I can talk about the changes in my attitudes towards some things in life. An example would be how I used to baulk at the thought of signing up as a member of those spiffy dating agencies. Unlike now, when temptations run through my mind every night as I lay my head on the pillow thinking how it may just be dosh well-spent for a bloke in his mid-thirties having never held the hand of a gal (which is an experience different from holding my gramp’s).
I can talk about my three visits to a place where blokes would never dare tell their girlfriends or wives that they’ve been there. [Self-righteous prick mode on] Not that I enjoy going there to get molested (if you are still clueless where this place is, it is where blokes pay to sing and get molested), it is an eye-opening experience simply because a thousand thoughts race in my mind when I see rings on the fingers of some of these blokes and think about the forlorn pinings of their women who might be wondering where their blokes were and what they were doing. Oh, and not to forget, the sheepish look on every male face (including mine) when darting eyes greet each other in the toilet.[Self-righteous mode off]
I can talk about the absurdities with regards to the politicking at my previous companies but then again, everyone already has their long list of absurdities at their workplace.
I’ll leave you, dear reader (if there is one!), with a tale of irony witnessed.
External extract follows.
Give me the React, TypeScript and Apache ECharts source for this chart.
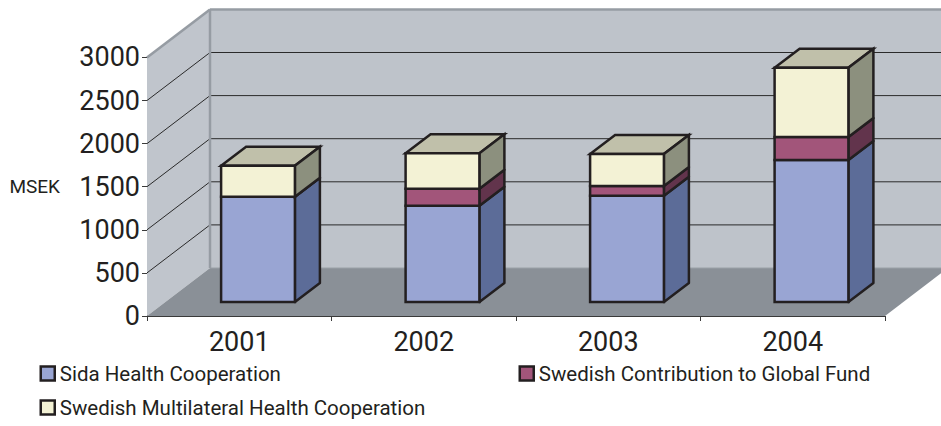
import React, { useEffect, useRef } from "react";
import * as echarts from "echarts";

const years = ["2001", "2002", "2003", "2004"];
const sidaHealth = [1222, 1117, 1233, 1647];
const globalFund = [0, 197, 113, 267];
const multilateral = [359, 411, 371, 804];
const yTicks = [500, 1000, 1500, 2000, 2500];

const FONT = "Roboto, 'Liberation Sans', sans-serif";
const INK = "#231f20";
// oblique projection constants of the pseudo-3D plot
const WALL_DX = 63;
const WALL_DY = 48;
const BAR_OFFSET_X = 18.75;
const BAR_OFFSET_Y = 14;
const BAR_DX = 25;
const BAR_DY = 19;

const names = [
  "Sida Health Cooperation",
  "Swedish Contribution to Global Fund",
  "Swedish Multilateral Health Cooperation",
];
const palette = [
  { front: "#99a5d3", side: "#5c6c98", top: "#7f8ab0" },
  { front: "#a2557a", side: "#62344c", top: "#7d4560" },
  { front: "#f3f2d5", side: "#8c907e", top: "#c0c0aa" },
];

function poly(points: number[][], fill: string, stroke?: string, lineWidth = 0, lineJoin = "miter") {
  return {
    type: "polygon",
    shape: { points },
    style: { fill, stroke: stroke || "none", lineWidth, lineJoin },
  };
}
function seg(a: number[], b: number[], stroke: string, lineWidth: number) {
  return {
    type: "line",
    shape: { x1: a[0], y1: a[1], x2: b[0], y2: b[1] },
    style: { stroke, lineWidth },
  };
}

function renderWalls(params: any, api: any) {
  const cs = params.coordSys;
  const l = cs.x;
  const r = cs.x + cs.width;
  const t = cs.y;
  const b = cs.y + cs.height;
  const edge = "#969ca3";
  const wall = "#bec3ca";
  const children: any[] = [
    poly([[l, b], [l, t], [l + WALL_DX, t - WALL_DY], [l + WALL_DX, b - WALL_DY]], "#c0c5cc"),
    poly([[l + WALL_DX, t - WALL_DY], [r + WALL_DX, t - WALL_DY], [r + WALL_DX, b - WALL_DY], [l + WALL_DX, b - WALL_DY]], wall),
    poly([[l, b], [r, b], [r + WALL_DX, b - WALL_DY], [l + WALL_DX, b - WALL_DY]], "#8a9097"),
    seg([l + WALL_DX, b - WALL_DY], [r + WALL_DX, b - WALL_DY], "#9aa0a7", 1),
  ];
  yTicks.forEach((v) => {
    const y = api.coord([0, v])[1];
    children.push(seg([l, y], [l + WALL_DX, y - WALL_DY], "#2a2a2a", 1));
    children.push(seg([l + WALL_DX, y - WALL_DY], [r + WALL_DX, y - WALL_DY], "#2a2a2a", 1));
  });
  children.push(seg([l, t], [l + WALL_DX, t - WALL_DY], edge, 2.5));
  children.push(seg([l + WALL_DX, t - WALL_DY], [r + WALL_DX, t - WALL_DY], edge, 2.5));
  children.push(seg([l + WALL_DX, t - WALL_DY], [l + WALL_DX, b - WALL_DY], edge, 2.5));
  return { type: "group", children };
}

function renderBar(colors: { front: string; side: string; top: string }, isTop: boolean) {
  return (_params: any, api: any) => {
    const cat = api.value(0);
    const start = api.value(1);
    const end = api.value(2);
    const w = api.size([1, 0])[0] / 2.5;
    const p0 = api.coord([cat, start]);
    const p1 = api.coord([cat, end]);
    const x0 = p0[0] + BAR_OFFSET_X - w / 2;
    const x1 = x0 + w;
    const yb = p0[1] - BAR_OFFSET_Y;
    const yt = p1[1] - BAR_OFFSET_Y;
    const s = { stroke: INK, w: 2.5 };
    const children: any[] = [
      poly([[x1, yb], [x1, yt], [x1 + BAR_DX, yt - BAR_DY], [x1 + BAR_DX, yb - BAR_DY]], colors.side, s.stroke, s.w, isTop ? "miter" : "round"),
      poly([[x0, yb], [x1, yb], [x1, yt], [x0, yt]], colors.front, s.stroke, s.w),
    ];
    if (isTop) {
      children.unshift(
        poly([[x0, yt], [x1, yt], [x1 + BAR_DX, yt - BAR_DY], [x0 + BAR_DX, yt - BAR_DY]], colors.top, s.stroke, s.w),
      );
    }
    return { type: "group", children };
  };
}

function stackRanges(levels: number[][], level: number) {
  return years.map((_, i) => {
    let start = 0;
    for (let k = 0; k < level; k++) start += levels[k][i];
    return [i, start, start + levels[level][i]];
  });
}

function legendAt(i: number, left: number, top: number) {
  return {
    left,
    top,
    padding: 0,
    itemWidth: 14,
    itemHeight: 14,
    selectedMode: false,
    textStyle: { fontFamily: FONT, fontSize: 20.5, color: INK },
    data: [
      {
        name: names[i],
        icon: "rect",
        itemStyle: { color: palette[i].front, borderColor: INK, borderWidth: 2.5 },
      },
    ],
  };
}

export default function App() {
  const ref = useRef<HTMLDivElement>(null);
  useEffect(() => {
    document.body.style.margin = "0";
    const chart = echarts.init(ref.current!, null, { renderer: "svg" });
    const levels = [sidaHealth, globalFund, multilateral];
    chart.setOption({
      animation: false,
      backgroundColor: "#ffffff",
      grid: { left: 147, right: 56, top: 57.4, bottom: 110, containLabel: false, outerBoundsMode: "none" },
      legend: [legendAt(0, 39.5, 363), legendAt(1, 518.5, 363), legendAt(2, 39.5, 397)],
      xAxis: {
        type: "category",
        data: years,
        boundaryGap: true,
        axisLine: { lineStyle: { color: "#3a3a3a", width: 1 } },
        axisTick: { show: true, alignWithLabel: false, length: 5, lineStyle: { color: "#3a3a3a" } },
        axisLabel: { fontFamily: FONT, fontSize: 27, color: INK, margin: 12, interval: 0 },
        splitLine: { show: false },
      },
      yAxis: {
        type: "value",
        min: 0,
        max: 3000,
        interval: 500,
        name: "MSEK",
        nameLocation: "middle",
        nameRotate: 0,
        nameGap: 87,
        nameTextStyle: { fontFamily: FONT, fontSize: 19, color: INK },
        axisLine: { show: true, lineStyle: { color: "#3a3a3a", width: 1 } },
        axisTick: { show: true, length: 5, lineStyle: { color: "#3a3a3a" } },
        axisLabel: { fontFamily: FONT, fontSize: 27, color: INK, margin: 7, padding: [2, 0, 0, 0], formatter: (v: number) => String(v) },
        splitLine: { show: false },
      },
      series: [
        {
          type: "custom",
          name: "walls",
          silent: true,
          clip: false,
          z: 1,
          renderItem: renderWalls,
          data: [[0, 0]],
          encode: { x: 0, y: 1 },
        },
        ...names.map((name, i) => ({
          type: "custom",
          name,
          clip: false,
          z: 2 + i,
          renderItem: renderBar(palette[i], i === names.length - 1),
          data: stackRanges(levels, i),
          encode: { x: 0, y: [1, 2] },
          itemStyle: { color: palette[i].front },
        })),
      ],
    });
    return () => chart.dispose();
  }, []);
  return <div ref={ref} style={{ width: 941, height: 426 }} />;
}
It happened one fine evening after I got off from work. The moment I got on the bus which would bring me home, I heard music. No, it wasn’t one of those trailers of locally produced sitcoms (forced upon the masses) shown on those lovely square boxes on board buses of the red company. No square boxes on the buses of this beige / orange (damn… what’s their corporate colour) company.
But there was the music! And it was loud enough for everyone (from the back to the front) on board the bus to enjoy. It came from one of the passengers, or specifically his phone.
Now being a self-righteous prick and someone who has always put his phone on silent mode, I had some choice words for this particular passenger. However, I kept them mostly in my head for fear of having a photo of my crushed jaw plastered on the front pages of tabloids.
So everyone in the bus had to listen to the choice musical selections of this passenger (they seem to be enjoying it though, since no one bothered enough to make a hoo-ha out of it and risk having their jaws crushed). For me, I protested silently by taking out my noise-cancelling earphones and plugged them into my iPod.
However, I could still hear the music above the strains of George Michael.
This went on for quite a while until a ringtone (as loud as the music, mind you) went off. It wasn’t before long when we could see that this passenger was sitting beside his friend and that call was for this lovely music-sharer’s friend.
Within seconds of this companion saying “hello” into his phone, there was dead silence. Our dear friend had switched off the music! Basic courtesy practised! Where’s Singa when you don’t need him? Although everyone on the bus is now forced to become captive eavesdroppers, I thought I saw some relieved faces.
In any case, the very considerate music-sharer and his companion alighted from the bus not long after. Nevertheless, the silence didn’t last long as it was replaced by the chatter of a group of aunties who boarded the bus. Barely tolerable, but still, it is better than music on repeat mode.